For 244 years this July 4 (or 2nd), we have welcomed anyone to the shores of this nation who holds fast to those ideas. If you believe as we do, as our national creed inspires, then you are offered a place at our nation's table, regardless of where you came from. It has helped to make us the wealthiest, the most generous, and most inspiring to opportunity nation in history. We all can imagine our own version of the American Dream, a dream that has as its root the words, "All men are created equal."
However, as the 50th anniversary celebration neared, John Adams issued a warning to his fellow citizens,
"My best wishes, in the joys, and festivities, and the solemn services of that day on which will be completed the fiftieth year from its birth, of the independence of the United States: a memorable epoch in the annals of the human race, destined in future history to form the brightest or the blackest page, according to the use or the abuse of those political institutions by which they shall, in time to come, be shaped by the human mind."
It's as the story goes, that when Benjamin Franklin was leaving the Constitutional Convention in 1787, a woman stopped him and asked, "Mr. Franklin, what kind of government have you given us?" To which Franklin was said to have replied, "A Republic...if you can keep it."
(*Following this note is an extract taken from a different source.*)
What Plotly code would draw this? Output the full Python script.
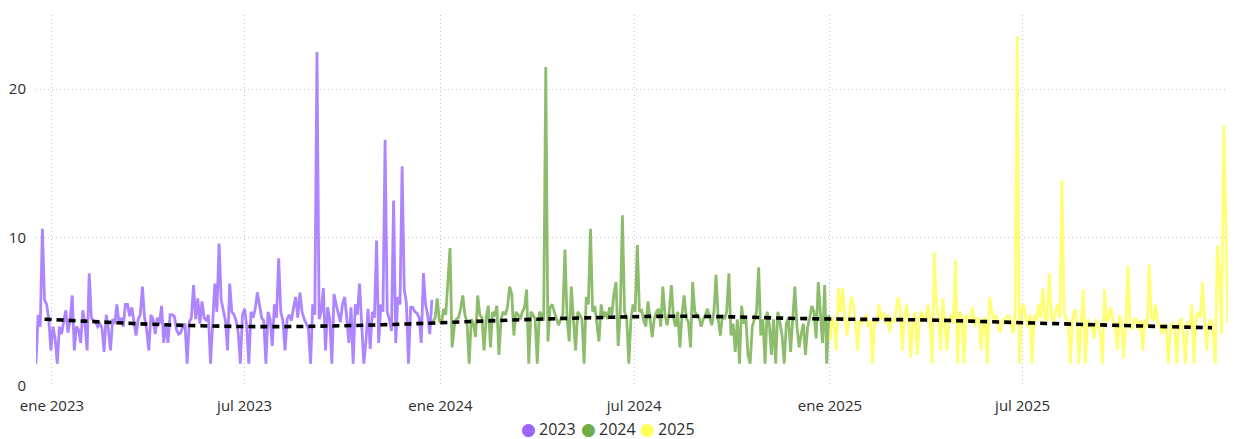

July 4 reminds us that we must constantly work to keep our Republic. We fight against forces that Adams feared would shape our political institutions away from the ideals of the founding, away from the self-evident truths that the Creator has given, to those shaped, and warped, by the human mind towards a want and lust for human power.
Just as John Adams wrote his wife that long ago July 3, if we do not work to secure the blessings of liberty for our future, then we too should rue it, but with the faithful dedication of my fellow Americans, I trust in God We shall not.